In this second week of March, I pray that you will continue gathering momentum in your respective endeavours. Go for it! And remember the words of Lupita Nyong’o that “your dreams are valid”. So no one should ever invalidate them. Over the years, my dream has been for renewable energy to become mainstream energy. We are not yet there but the journey is truly underway. Solar, wind, hydro and other forms of renewable energy are playing an increasingly bigger role in powering the world.

The Renewables 2013 Global Status Report records that in just five years, solar PV soared from below 10 GW in 2007 to just over 100 GW in 2012. This ten-fold growth is totally cool and necessary.

The world’s largest solar plant was officially commissioned in February after a four-year construction. Ivanpah Solar Power Plant is located in California’s Mojave Desert. Amongst its celebrated attributes are 356,000 mirrors and three 40-storey towers. On top of the three towers are giant boilers that use reflected rays from the mirrors to heat water to more than 1,000 degrees.

The resultant steam spins electricity generating turbines. Electricity generated can serve 140,000 California homes.  The project will reduce carbon dioxide emissions by more than 400,000 tonnes annually. It cost US$2.2 billion with some of this money coming from equity investors like Google, NRG Solar and Brightsource.
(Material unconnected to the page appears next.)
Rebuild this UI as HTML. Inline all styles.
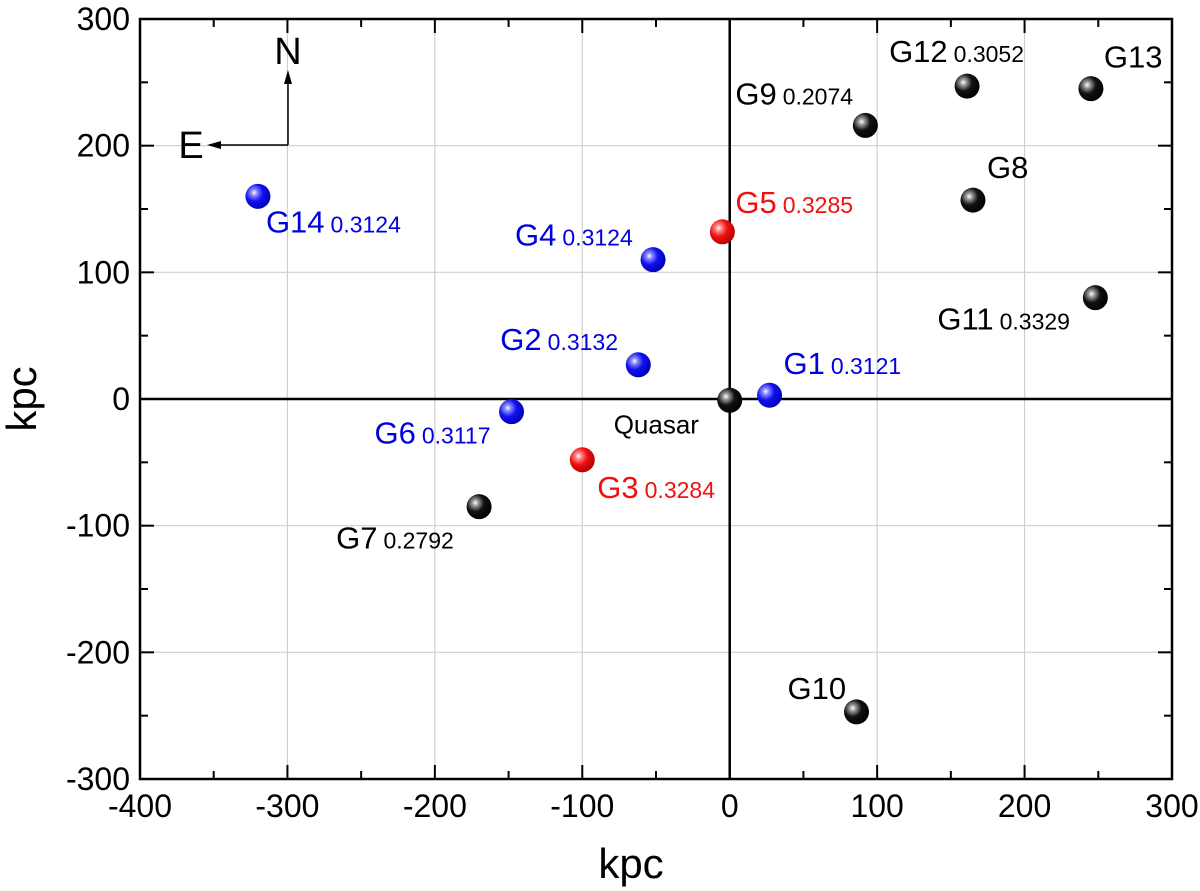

This project is built on a simple principle of tapping into the sun’s energy as much as possible so that it can generate as much electricity as possible.

Can this be replicated in Kenya and elsewhere in Africa? Why not!  Africa enjoys 51 per cent of the earth’s most concentrated sunlight, and this must be made to count. This will however not happen if the continent continues tapping into solar at micro levels.

The day that solar in Kenya will start contributing double digit percentage to the national grid is the day that solar will have started playing a decisive and sustainable macro role in Kenya’s energy needs. A few years ago, at least 220 schools in Kenya had solar generated electricity through a project that cost nearly Sh1 billion. This number has increased because of donor support.

The Kenya Government has not been left behind and has subsidised importation of solar equipment. This public sector effort must be complemented by private sector players who should lower the cost of solar equipment so that more Kenyans can access and utilise them. Government policy, civil society action and private sector initiatives must now be focused on grid solar. It is not enough for an increasing number of Kenyans in the rural areas to place solar panels on their rooftops. Rather, grid electricity must increasingly stem from solar energy.

This way, solar will gradually move from the periphery to the centre and in the process ensure that the solar strength plays a key role towards meeting energy needs of Vision 2030.